Of course whether something can keep your attention is part of what makes something good. If something is confusing it might fail at storytelling. (Or you might not be the intended audience)
There's definitely a difference in what different entertainment can offer you, but I feel it tends to be in skill of presentation most of the time. Take Inception for instance. Really good movie, very well made, plenty of depth to go around, and at the end of the movie many people took some time to really ponder the nature of what is real and how you experience it. So all positives here. But if you never go any farther than sitting and thinking on the nature of reality for a while, what has Inception offered you that The Matrix or Overdrawn at the Memory Bank couldn't have? And that's the thing, I really feel Inception has way more to offer than either of those movies, but you'll never get to see most of what Inception has to offer if you only watch it casually a few times.

That's kind of what I was trying to get at with regards to my statements on needing to study entertainment to consider it an intellectual pursuit. I couldn't find it, but I had come across an image as part of an essay (or maybe a comic) discussing literature studied in highschool in the states that explained this really well. The idea is that if you take a book by Dickens and a book by King and put them side by side, there is going to be mountains more depth in Dickens than King (their words not mine). But the problem is over the course of the maybe two or three weeks - something like 15 hours of study - you would get to read and discuss the books, you likely wouldn't hear all King had to say in his novel, and you wouldn't even come close to everything Dickens was offering.

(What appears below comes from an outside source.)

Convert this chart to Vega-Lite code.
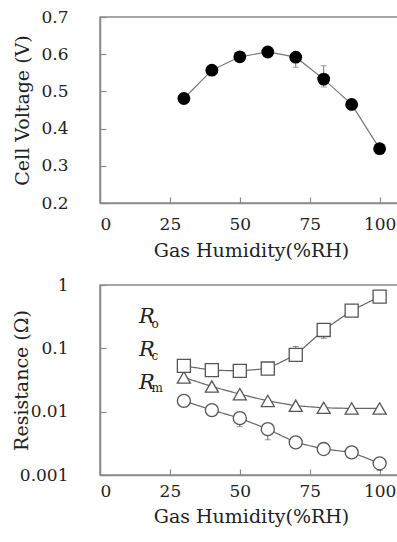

In this way King and Dickens are functionally the same in terms of depth to the casual reader. You might get the impression there is a ways deeper to go in the case of Dickens, but if you never get to the bottom of either then it doesn't matter if Kings pool is 5m deep and Dickens is 500, because you'll never know. They both have unique themes and ideas which are presented with different levels of elegance and technical skill which form very different experiences for the reader, but in terms of - I don't know, call it 'intellectual value' - they're essentially equivalent unless you're willing to put in the effort to plumb the full depths of each.